I've just addressed this problem (the extra spaces coming from FilmAffinity) on github. I'm sure that it'll soon be commited on the master branch, and then commited on the official XBMC repository.

tonybeccar · 2012-03-28, 06:48

Hello, I've been using the FA scraper since I have XBMC, and one feature that I now see available in the imdb scraper is the only thing that IMO this script is missing!! The imdb script has the option to scrape the movie title based on a predefined country. This is really useful for me and I assume for many others, because if a person doesn't live in Spain, some titles may become confusing for the user, resulting in renaming lots of movies by hand..
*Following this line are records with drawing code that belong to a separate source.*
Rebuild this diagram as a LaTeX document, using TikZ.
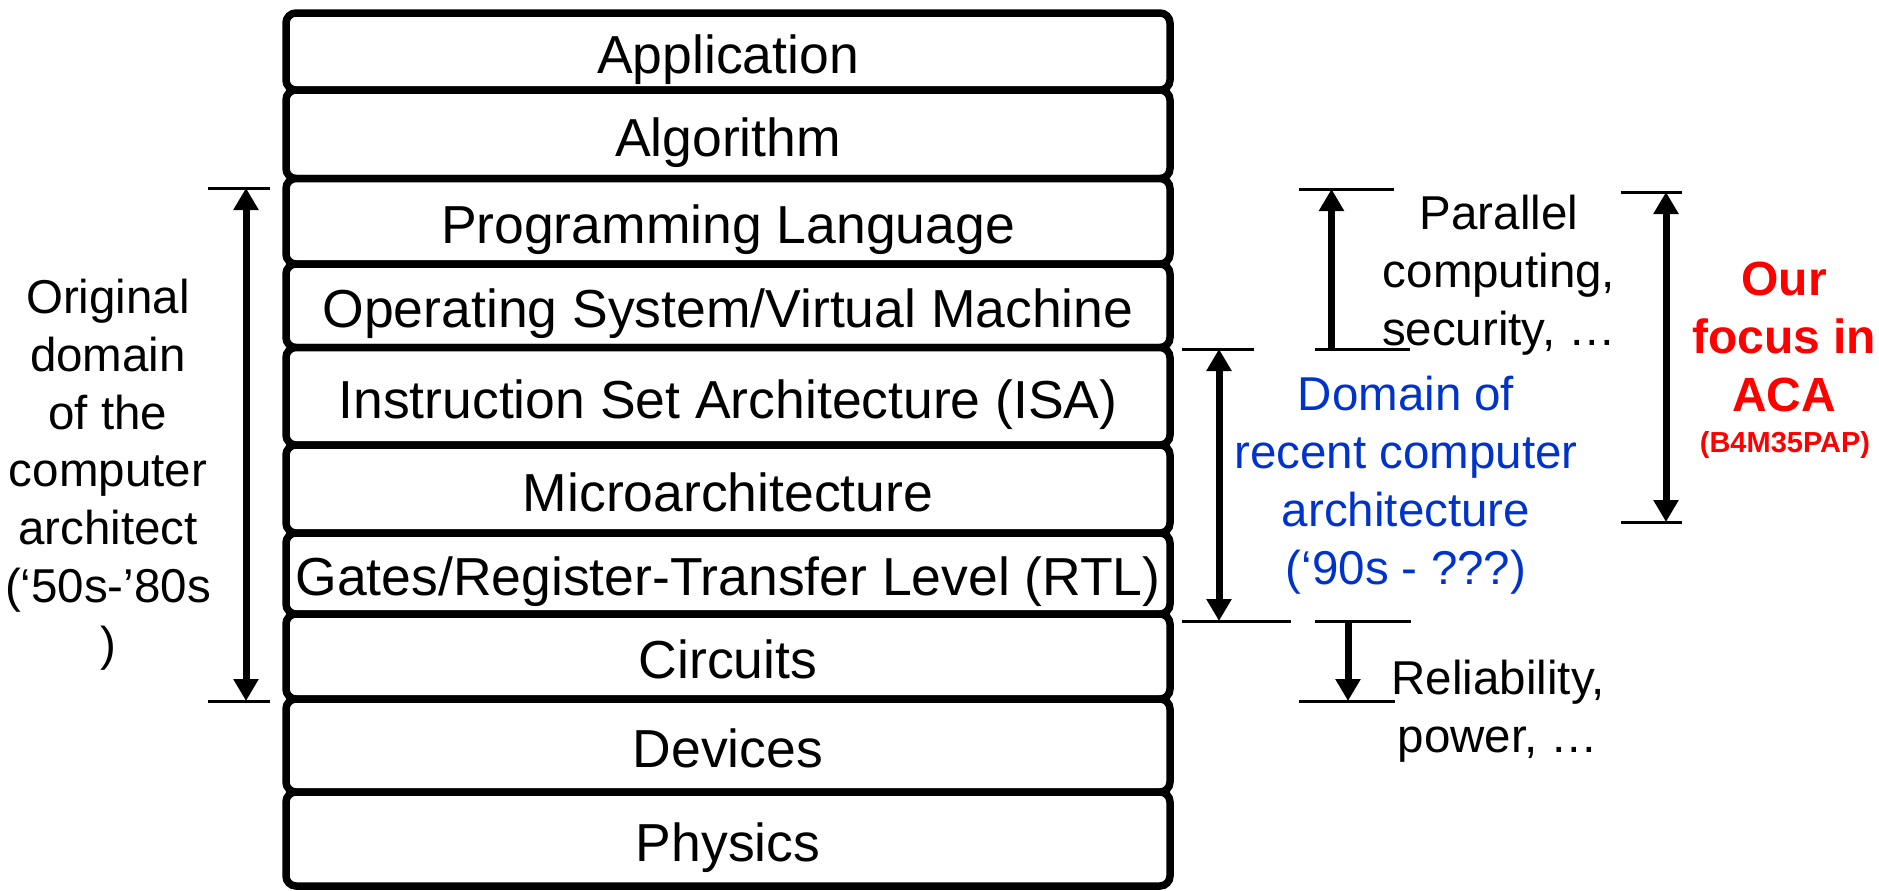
\documentclass[tikz,border=0pt]{standalone}
\usepackage{fontspec}
\setmainfont{Liberation Sans}
\usetikzlibrary{arrows.meta}
\definecolor{domblue}{RGB}{0,51,204}
\definecolor{acared}{RGB}{255,0,0}
\begin{document}
\begin{tikzpicture}[x=0.5pt,y=-0.5pt,
  layer/.style={draw=black, fill=white, line width=3.75pt, rounded corners=5pt,
    minimum width=442pt, inner sep=0pt, text height=23pt, text depth=1pt,
    font=\fontsize{26.75pt}{30pt}\selectfont},
  side/.style={align=center, inner sep=0pt, font=\fontsize{23.75pt}{28.85pt}\selectfont},
  thinline/.style={line width=1.5pt},
  onehead/.style={line width=3.5pt, -{Triangle[width=12pt,length=11pt]}},
  twohead/.style={line width=3.5pt, {Triangle[width=12pt,length=11pt]}-{Triangle[width=12pt,length=11pt]}},
]
\fill[white] (0,0) rectangle (1879,890);
\useasboundingbox (0,0) rectangle (1879,890);

% layer stack (adjacent boxes share their border)
\node[layer, minimum height=38.5pt]  (app)   at (728,51.5)   {Application};
\node[layer, minimum height=44.25pt] (alg)   at (728,134.25) {Algorithm};
\node[layer, minimum height=42.75pt] (pl)    at (728,221.25) {Programming Language};
\node[layer, minimum height=41.75pt] (os)    at (728,305.75) {Operating System/Virtual Machine};
\node[layer, minimum height=48.75pt] (isa)   at (728,396.25) {Instruction Set Architecture (ISA)};
\node[layer, minimum height=44pt]    (uarch) at (728,489)    {Microarchitecture};
\node[layer, minimum height=40.5pt]  (rtl)   at (728,573.5)  {Gates/Register-Transfer Level (RTL)};
\node[layer, minimum height=42.5pt]  (circ)  at (728,656.5)  {Circuits};
\node[layer, minimum height=46.5pt]  (dev)   at (728,745.5)  {Devices};
\node[layer, minimum height=47pt]    (phys)  at (728,839)    {Physics};

% left: original domain
\coordinate (lta) at (208,188); \coordinate (ltb) at (270,188);
\coordinate (lba) at (208,701); \coordinate (lbb) at (270,701);
\coordinate (lat) at (246,188); \coordinate (lab) at (246,701);
\draw[thinline] (lta) -- (ltb);
\draw[thinline] (lba) -- (lbb);
\draw[twohead] (lat) -- (lab);
\node[side, anchor=base] (orig) at (108,660)
  {Original\\domain\\of the\\computer\\architect\\(‘50s-’80s\\)};

% recent domain
\coordinate (dta) at (1182,349); \coordinate (dtb) at (1254,349);
\coordinate (dba) at (1182,621); \coordinate (dbb) at (1291,621);
\coordinate (dat) at (1219,349); \coordinate (dab) at (1219,621);
\draw[thinline] (dta) -- (dtb);
\draw[thinline] (dba) -- (dbb);
\draw[twohead] (dat) -- (dab);
\node[side, anchor=base, text=domblue] (dom) at (1406,584)
  {Domain of\\recent computer\\architecture\\(‘90s - ???)};

% parallel computing
\coordinate (pta) at (1299,189); \coordinate (ptb) at (1394,189);
\coordinate (pba) at (1315,349); \coordinate (pbb) at (1410,349);
\coordinate (pat) at (1331.5,189); \coordinate (pab) at (1331.5,349);
\draw[thinline] (pta) -- (ptb);
\draw[thinline] (pba) -- (pbb);
\draw[onehead] (pab) -- (pat);
\node[side, anchor=base] (par) at (1499,345) {Parallel\\computing,\\security, …};

% reliability
\coordinate (rta) at (1315,621); \coordinate (rtb) at (1411,621);
\coordinate (rba) at (1299,701); \coordinate (rbb) at (1395,701);
\coordinate (rat) at (1348,621); \coordinate (rab) at (1348,701);
\draw[thinline] (rta) -- (rtb);
\draw[thinline] (rba) -- (rbb);
\draw[onehead] (rat) -- (rab);
\node[side, anchor=base] (rel) at (1498,752) {Reliability,\\power, …};

% our focus
\coordinate (fta) at (1621,192); \coordinate (ftb) at (1682,192);
\coordinate (fba) at (1621,522); \coordinate (fbb) at (1682,522);
\coordinate (fat) at (1666,192); \coordinate (fab) at (1666,522);
\draw[thinline] (fta) -- (ftb);
\draw[thinline] (fba) -- (fbb);
\draw[twohead] (fat) -- (fab);
\node[side, anchor=base, text=acared, font=\bfseries\fontsize{24pt}{29pt}\selectfont] (foc) at (1784,411)
  {Our\\focus in\\ACA};
\node[anchor=base, inner sep=0pt, text=acared, font=\bfseries\fontsize{14.5pt}{17pt}\selectfont] (code) at (1785,452) {(B4M35PAP)};
\end{tikzpicture}
\end{document}
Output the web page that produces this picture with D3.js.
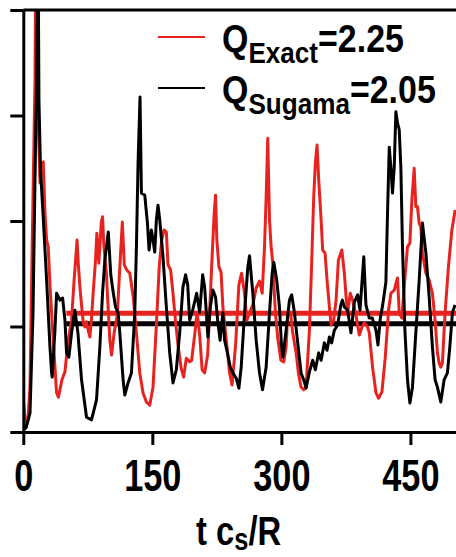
<!DOCTYPE html>
<html>
<head>
<meta charset="utf-8">
<script src="https://cdn.jsdelivr.net/npm/d3@7"></script>
<style>
  html, body { margin: 0; padding: 0; background: #fff; }
  svg { display: block; font-family: "Liberation Sans", Arial, Helvetica, sans-serif; font-weight: bold; }
</style>
</head>
<body>
<svg id="chart" width="456" height="557"></svg>
<script>
// ---- data -------------------------------------------------------------
const xTicks = [0, 150, 300, 450];
const yTicks = [0, 2, 4, 6, 8];
const meanStart = 50;          // time from which the averages are taken
const qExactMean = 2.25;
const qSugamaMean = 2.05;

// heat flux Q vs t c_s/R, exact collision operator
const exactSeries = [[0,0.61],[3.1,0.09],[5.5,0.23],[7.8,0.89],[9.7,2.88],[11.6,4.78],[13.6,6.67],[14.7,9.5],[16.5,6.29],[18.0,5.54],[19.4,4.72],[21.3,5.10],[23.2,5.12],[25.2,4.15],[27.1,3.64],[29.0,3.51],[31.0,2.79],[32.9,2.26],[34.8,1.74],[36.8,1.23],[38.7,0.74],[40.8,0.66],[43.2,0.85],[44.9,0.99],[48.4,1.14],[52.2,1.74],[56.1,2.12],[58.8,2.82],[62.5,3.64],[64.0,3.17],[65.8,2.75],[67.7,2.41],[69.6,2.09],[71.6,1.99],[73.5,2.09],[75.4,1.93],[77.4,1.80],[79.3,2.16],[81.2,2.63],[83.8,3.22],[85.5,3.77],[87.8,3.20],[90.7,3.98],[92.1,4.08],[93.6,3.54],[96.5,3.03],[98.6,2.37],[100.6,1.74],[102.6,1.46],[105.6,1.88],[109.3,2.22],[112.2,3.13],[115.1,3.98],[117.4,3.17],[120.3,3.07],[123.8,3.01],[127.8,2.56],[131.5,1.88],[135.4,1.12],[139.2,0.74],[143.1,0.57],[147.0,0.51],[150.8,0.85],[154.7,2.03],[158.0,3.13],[160.9,3.64],[163.6,3.83],[166.3,3.79],[168.2,3.17],[171.3,3.07],[174.0,2.63],[176.8,2.12],[179.8,1.65],[183.5,1.21],[186.4,1.04],[189.5,1.40],[193.4,1.33],[195.7,1.36],[199.2,1.84],[202.1,2.26],[205.0,1.84],[207.9,1.18],[210.8,1.12],[214.3,1.46],[217.2,2.50],[220.1,3.54],[222.0,4.17],[223.5,4.49],[225.0,3.64],[227.4,3.13],[229.9,3.03],[232.0,2.37],[236.0,1.74],[239.8,1.12],[242.7,0.89],[246.8,1.65],[250.6,2.79],[253.7,3.01],[257.2,2.63],[259.8,2.12],[263.0,2.26],[266.8,2.41],[270.7,2.73],[274.6,2.86],[277.7,2.63],[280.4,3.51],[282.3,4.45],[284.2,5.57],[286.2,4.02],[288.1,3.51],[290.0,3.20],[293.1,2.26],[295.8,1.78],[299.5,1.36],[302.8,1.33],[305.5,1.61],[307.4,2.26],[310.5,2.26],[313.2,1.88],[317.1,1.50],[319.8,1.12],[322.9,0.85],[325.9,0.80],[328.7,0.85],[332.6,1.93],[335.2,3.20],[337.6,4.45],[339.5,5.10],[341.5,5.44],[343.4,4.78],[346.2,4.02],[348.0,3.45],[350.8,3.39],[353.1,2.88],[355.8,2.37],[357.8,2.03],[360.8,2.12],[363.6,2.50],[366.3,3.26],[370.3,3.45],[373.2,3.01],[375.2,2.56],[377.0,2.26],[380.1,2.63],[382.8,2.50],[386.7,2.22],[390.6,1.84],[393.7,1.99],[396.4,2.07],[400.2,1.99],[402.2,1.88],[406.0,1.23],[410.0,0.74],[413.0,0.64],[416.9,0.76],[420.7,1.40],[424.6,2.31],[427.3,2.63],[431.2,2.69],[435.0,2.92],[437.0,2.26],[440.1,2.16],[442.8,2.75],[446.6,3.51],[449.4,3.58],[451.7,4.40],[454.4,5.00],[456.3,4.27],[458.2,4.27],[460.2,3.96],[462.1,3.89],[464.0,3.39],[468.0,3.01],[471.8,2.88],[475.6,2.63],[478.7,2.12],[481.4,1.50],[483.4,1.31],[485.3,1.23],[487.2,1.31],[490.3,2.26],[494.2,3.13],[498.2,3.83],[502,4.21]];

// heat flux Q vs t c_s/R, Sugama collision operator
const sugamaSeries = [[0,0.04],[3.1,0.08],[7.8,0.36],[11.3,2.26],[13.6,4.78],[15.5,6.67],[17.1,9.5],[18.2,6.29],[20.0,4.97],[22.9,4.15],[27.1,2.88],[31.0,1.61],[32.9,1.12],[33.6,1.04],[36.8,1.93],[38.7,2.63],[42.6,2.50],[45.7,2.54],[48.4,2.12],[50.3,1.50],[53.0,1.42],[56.1,1.88],[60.0,2.31],[63.5,1.88],[67.7,0.99],[73.5,0.28],[79.3,0.23],[85.1,0.61],[89.0,1.61],[92.1,2.63],[94.8,3.26],[98.8,3.79],[101.7,2.98],[104.1,2.69],[107.2,2.37],[110.2,2.26],[112.2,1.88],[116.0,0.99],[118.0,0.70],[121.8,0.93],[125.7,1.12],[129.6,2.26],[131.5,3.51],[133.4,5.10],[135.7,6.35],[137.3,4.53],[141.2,4.49],[144.3,3.96],[146.2,3.45],[148.9,3.83],[150.8,3.64],[152.8,3.41],[154.7,4.02],[156.6,4.30],[158.6,4.02],[162.4,3.32],[166.3,2.37],[170.2,1.50],[174.0,0.93],[177.9,1.18],[181.8,1.88],[185.6,2.75],[188.7,2.98],[191.1,2.79],[193.4,2.12],[196.9,2.31],[201.5,2.63],[205.0,2.27],[208.5,2.98],[210.8,2.75],[214.6,1.80],[217.4,2.37],[220.4,2.69],[223.5,2.56],[226.2,2.07],[228.8,1.74],[232.0,2.26],[234.0,1.74],[237.8,1.46],[240.9,1.21],[243.6,1.12],[247.5,1.02],[250.6,0.83],[253.3,1.23],[257.2,2.26],[261.0,3.13],[263.0,3.34],[266.8,2.63],[270.7,1.74],[274.6,1.12],[278.1,0.80],[282.3,1.23],[286.2,2.26],[289.3,3.01],[291.2,3.22],[294.6,2.88],[297.8,2.37],[300.1,1.65],[301.8,1.42],[305.5,1.93],[309.4,2.50],[312.0,2.60],[315.2,2.26],[319.0,1.69],[322.9,1.12],[326.8,0.95],[328.7,0.83],[332.6,1.14],[336.4,1.36],[339.5,1.18],[343.4,1.50],[346.2,1.36],[350.0,1.69],[353.1,1.55],[355.8,1.80],[358.4,1.69],[361.6,1.93],[365.4,2.03],[369.1,2.41],[370.9,2.50],[373.2,2.37],[377.0,2.31],[380.9,1.88],[384.8,2.46],[388.6,2.60],[391.4,2.31],[395.8,3.32],[398.3,2.41],[402.2,2.16],[405.7,2.16],[410.0,1.93],[412.3,1.65],[415.0,2.16],[417.8,2.41],[421.5,2.84],[423.4,4.15],[425.4,5.40],[427.3,5.02],[429.2,4.53],[431.2,5.02],[433.1,6.07],[435.0,5.86],[437.0,5.73],[438.9,5.02],[440.8,3.51],[443.6,1.93],[446.6,0.99],[449.4,0.55],[452.4,0.85],[456.3,1.88],[460.2,2.88],[464.0,3.96],[468.0,3.39],[471.8,2.56],[475.6,1.61],[478.7,0.99],[481.4,0.85],[485.3,0.57],[489.2,0.99],[493.0,1.12],[495.8,1.61],[498.8,2.26],[501.9,2.41]];

const legendEntries = [
  { key: "exact",  main: "Q", sub: "Exact",  value: "=2.25" },
  { key: "sugama", main: "Q", sub: "Sugama", value: "=2.05" }
];

// ---- layout -----------------------------------------------------------
const colors = { exact: "#e8231f", sugama: "#000000" };
const plot = { left: 23.3, right: 456, top: 10, bottom: 432 };

const svg = d3.select("#chart");
const x = d3.scaleLinear().domain([0, 503]).range([plot.left, plot.right]);
const y = d3.scaleLinear().domain([0, 8]).range([plot.bottom, plot.top]);

svg.append("defs").append("clipPath").attr("id", "plotClip")
  .append("rect")
  .attr("x", plot.left).attr("y", plot.top)
  .attr("width", plot.right - plot.left).attr("height", plot.bottom - plot.top);

const body = svg.append("g").attr("clip-path", "url(#plotClip)");

// time-averaged fluxes
const means = [
  { key: "exact", q: qExactMean },
  { key: "sugama", q: qSugamaMean }
];
body.selectAll("line.mean").data(means).join("line")
  .attr("class", "mean")
  .attr("x1", x(meanStart)).attr("x2", x(503))
  .attr("y1", d => y(d.q)).attr("y2", d => y(d.q))
  .attr("stroke", d => colors[d.key])
  .attr("stroke-width", 5);

// time traces
const line = d3.line().x(d => x(d[0])).y(d => y(d[1]));
body.append("path").datum(exactSeries)
  .attr("d", line).attr("fill", "none")
  .attr("stroke", colors.exact).attr("stroke-width", 3)
  .attr("stroke-linejoin", "round");
body.append("path").datum(sugamaSeries)
  .attr("d", line).attr("fill", "none")
  .attr("stroke", colors.sugama).attr("stroke-width", 3)
  .attr("stroke-linejoin", "round");

// ---- axes -------------------------------------------------------------
const yAxis = svg.append("g")
  .attr("transform", `translate(${plot.left},0)`)
  .call(d3.axisLeft(y).tickValues(yTicks).tickSize(13).tickSizeOuter(0).tickFormat(""));
yAxis.selectAll("line").attr("stroke", "#000").attr("stroke-width", 3);
yAxis.select(".domain").attr("stroke", "#000").attr("stroke-width", 3);

const xAxis = svg.append("g")
  .attr("transform", `translate(0,${plot.bottom})`)
  .call(d3.axisBottom(x).tickValues(xTicks).tickSize(13).tickSizeOuter(0).tickFormat(d3.format("d")));
xAxis.select(".domain").attr("stroke", "#000").attr("stroke-width", 3);
xAxis.selectAll(".tick line").attr("stroke", "#000").attr("stroke-width", 3);
xAxis.selectAll(".tick text")
  .attr("y", null).attr("dy", null)
  .attr("transform", "translate(0,59) scale(0.78,1)")
  .attr("text-anchor", "middle")
  .attr("font-size", 44).attr("font-weight", "bold")
  .attr("font-family", "'Liberation Sans', Arial, sans-serif")
  .attr("fill", "#000");

// top frame
svg.append("line")
  .attr("x1", plot.left).attr("x2", plot.right)
  .attr("y1", plot.top).attr("y2", plot.top)
  .attr("stroke", "#000").attr("stroke-width", 3);

// axis title
const title = svg.append("text")
  .attr("transform", "translate(196,545) scale(0.82,1)")
  .attr("font-size", 40).attr("fill", "#000");
title.append("tspan").text("t c");
title.append("tspan").attr("font-size", 31).attr("dy", 5).text("s");
title.append("tspan").attr("dy", -5).text("/R");

// ---- legend -----------------------------------------------------------
const legend = svg.append("g");
const rows = legend.selectAll("g").data(legendEntries).join("g")
  .attr("transform", (d, i) => `translate(0,${i * 51})`);
rows.append("line")
  .attr("x1", 158).attr("x2", 205).attr("y1", 37).attr("y2", 37)
  .attr("stroke", d => colors[d.key]).attr("stroke-width", 2.2);
const lt = rows.append("text")
  .attr("transform", "translate(222,52) scale(0.87,1)")
  .attr("fill", "#000");
lt.append("tspan").attr("font-size", 39).text(d => d.main);
lt.append("tspan").attr("font-size", 30).attr("dy", 11).text(d => d.sub);
lt.append("tspan").attr("font-size", 39).attr("dy", -11).text(d => d.value);
</script>
</body>
</html>
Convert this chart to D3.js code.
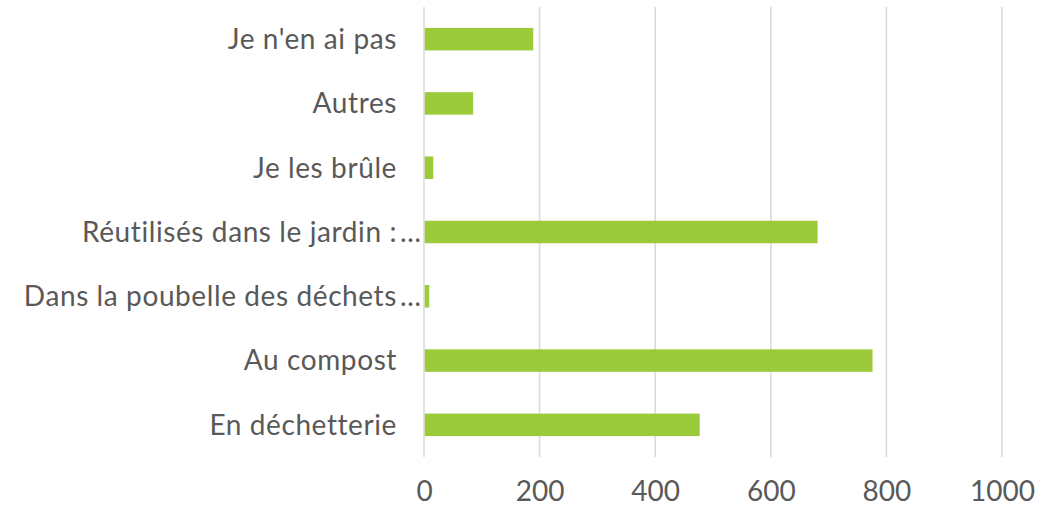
<!DOCTYPE html>
<html>
<head>
<meta charset="utf-8">
<script src="https://cdn.jsdelivr.net/npm/d3@7"></script>
<style>
  html, body { margin: 0; padding: 0; background: #fff; }
  svg text { font-family: Lato, "Noto Sans", sans-serif; fill: #595959; }
</style>
</head>
<body>
<div id="chart"></div>
<script>
const categories = ["Je n'en ai pas", "Autres", "Je les brûle", "Réutilisés dans le jardin :…",
                    "Dans la poubelle des déchets…", "Au compost", "En déchetterie"];
const values = [189, 85, 16, 681, 9, 776, 477];
const xTicks = [0, 200, 400, 600, 800, 1000];

const W = 1063, H = 512;
const margin = {top: 7, right: 61, bottom: 55, left: 424};
const width = W - margin.left - margin.right;
const height = H - margin.top - margin.bottom;

const svg = d3.select("#chart").append("svg")
    .attr("width", W).attr("height", H);
const g = svg.append("g").attr("transform", `translate(${margin.left},${margin.top})`);

const x = d3.scaleLinear().domain([0, 1000]).range([0, width]);
const y = d3.scaleBand().domain(categories).range([0, height]).paddingInner(0.65).paddingOuter(0.325);

// vertical gridlines
g.selectAll(".grid").data(xTicks).enter().append("line")
    .attr("x1", d => x(d)).attr("x2", d => x(d))
    .attr("y1", 0).attr("y2", height)
    .attr("stroke", "#d9d9d9").attr("stroke-width", 1.5);

// bars
g.selectAll(".bar").data(categories).enter().append("rect")
    .attr("x", x(0) + 0.75)
    .attr("y", d => y(d))
    .attr("width", (d, i) => Math.max(0, x(values[i]) - x(0) - 0.75))
    .attr("height", y.bandwidth())
    .attr("fill", "#9bcb3b");

// x tick labels
const xAxis = g.append("g").attr("transform", `translate(0,${height})`)
    .call(d3.axisBottom(x).tickValues(xTicks).tickSize(0).tickPadding(24).tickFormat(d3.format("d")));
xAxis.select(".domain").remove();
xAxis.selectAll("text").style("font-size", "28px").attr("fill", "#595959")
    .style("font-family", "Lato, 'Noto Sans', sans-serif");

// category labels (truncated ones hang their ellipsis past the text edge)
const labelX = -27;
categories.forEach(c => {
    const cut = c.endsWith("…");
    const main = cut ? c.slice(0, -1) : c;
    const cy = y(c) + y.bandwidth() / 2;
    g.append("text")
        .attr("x", labelX).attr("y", cy).attr("dy", "0.35em")
        .attr("text-anchor", "end").style("font-size", "28px")
        .style("letter-spacing", "0.6px")
        .text(main);
    if (cut) {
        g.append("text")
            .attr("x", labelX + 3).attr("y", cy).attr("dy", "0.35em")
            .style("font-size", "28px").style("letter-spacing", "1.5px")
            .text("…");
    }
});
</script>
</body>
</html>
So, I'm asking, would it be possible to include this feature in the FA scraper? Maybe a copy paste of the IMDB scraper?

Thanks in advance!!

pancheto · 2012-03-28, 09:52

the main idea behind the FA scraper is indeed to search in FA. although the scraper tries to enrich those search results with information from other sources (such as IMDB), the way to locate an entry on FA can only be done by its spanish title (logical, since this is a spanish community) or by its original title. I know agjacome is working on a way to leave the original title stored on XBMC db instead of the spanish one, but I don't think looking for other title language should be the aim for FA scraper.